As we will be using Amazon ubuntu EC2 to develop this repo, I think we will not need to make the repo compatible with MacOS. The database building step of the latest branch v10-dge requires about 40GB RAM.

Although https://github.com/rocker-org/rocker/issues/335 recommended to use Rocker tidyverse image, the tidyverse image have many packages and configurations that we do not need for the API HTTP server, and the unused package/configurations may have security issues at a later point. For example, tidyverse image https://github.com/rocker-org/rocker-versioned2/blob/ce8821d2090c0a88ca2875582c4946536df67614/dockerfiles/tidyverse_4.1.0.Dockerfile is built from rstudio image https://github.com/rocker-org/rocker-versioned2/blob/master/dockerfiles/rstudio_4.1.0.Dockerfile, and rstudio image is built from r-ver image.

I was wondering if you could try building the web image with an ubuntu virtual machine. If it works, would it be ok to temporarily develop/test on an ubuntu virtual machine before you have access to ubuntu EC2?

As I do not have docker on my Mac, I was wondering if you could also try adding libz-dev in the apt-get install list to see whether the web image can be built on MacOS afterwards. Installing libz-dev may fix the "zlib.h: No such file or directory" error, according to https://stackoverflow.com/questions/36374267/how-to-fix-fatal-error-zlib-h-no-such-file-or-directory.

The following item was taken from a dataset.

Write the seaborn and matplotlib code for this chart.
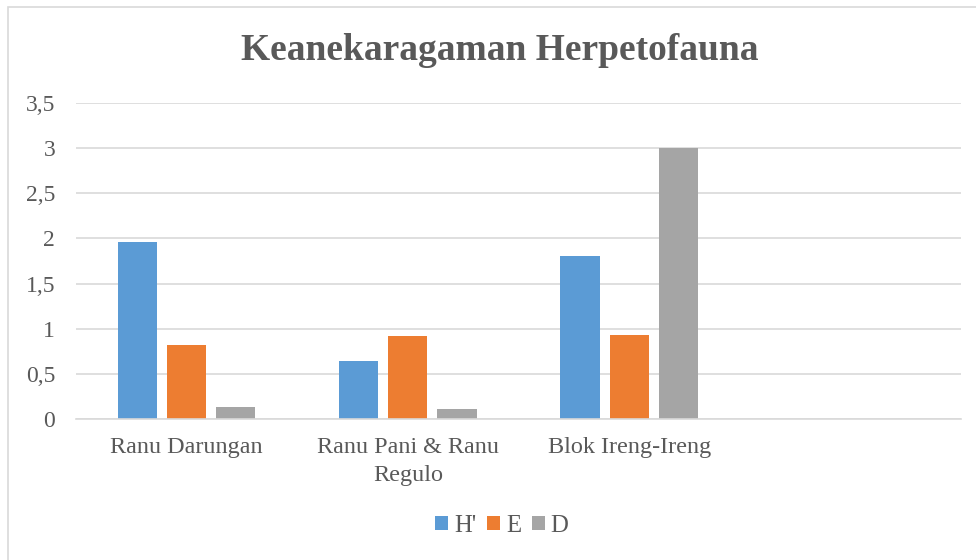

If we still need to make changes to the web image docker file, we will also need to check deployment details with @devbyaccident , who had set up the DEV/QA/PRD deployment procedures.

jharenza commented 1 year ago

@logstar it seems we can close this for now?

logstar commented 1 year ago

Hi @jharenza. Thank you for checking. I think this can be closed.